We work hand in hand with the employee to detect these corrupt employer PIP methods as they ensue. We’re able to challenge them before they pile up. Simultaneously, depending on the facts and circumstances of each case, I may recommend filing a complaint of some kind against the employer.

I had the wonderful opportunity of representing Annette Bates from Ogden, Utah, in her case against the Department of Treasury, M.S.P.B, DE-1221-14-0182-W-1. After more than 30 years of successful federal service, following discrimination complaints of age and gender discrimination, Annette Bates, a federal auditor, was placed on a 60 day performance improvement plan.
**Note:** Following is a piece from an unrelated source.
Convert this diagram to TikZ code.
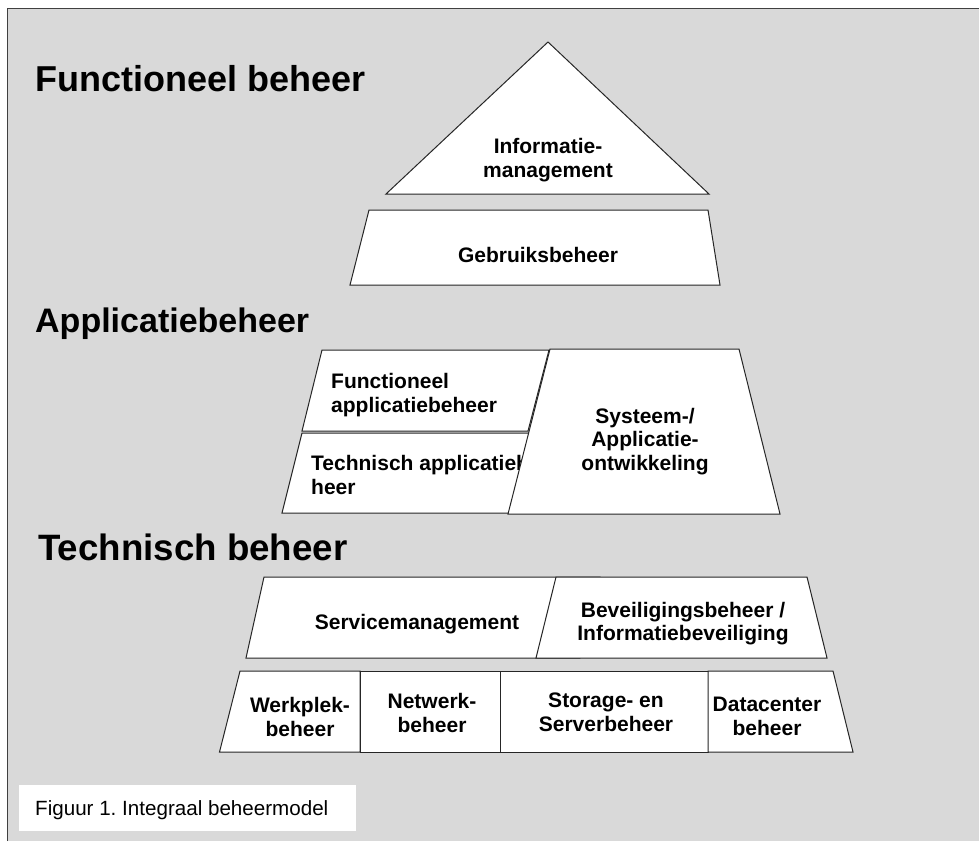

Despite being on that plan for only eighteen days, she was removed from the agency, who claimed employee incompetence. The agency sent a file containing thousands of auditing work papers in an attempt to hide the true nature of the alleged mistakes committed by Ms. Bates.

We worked with Annette in challenging the PIP basis. I’ll tell you first-hand the litigation was nasty, laborious and very intense, but I loved every minute of it. Following the filing of a superior Pre-Trial statement which contained agency admissions revealed at depositions, the case settled a week before hearing. Settlement terms included a combination of $190,000 for back pay, compensatory damages and attorney fees as well as all negative information from Ms. Bates’ personnel file removed.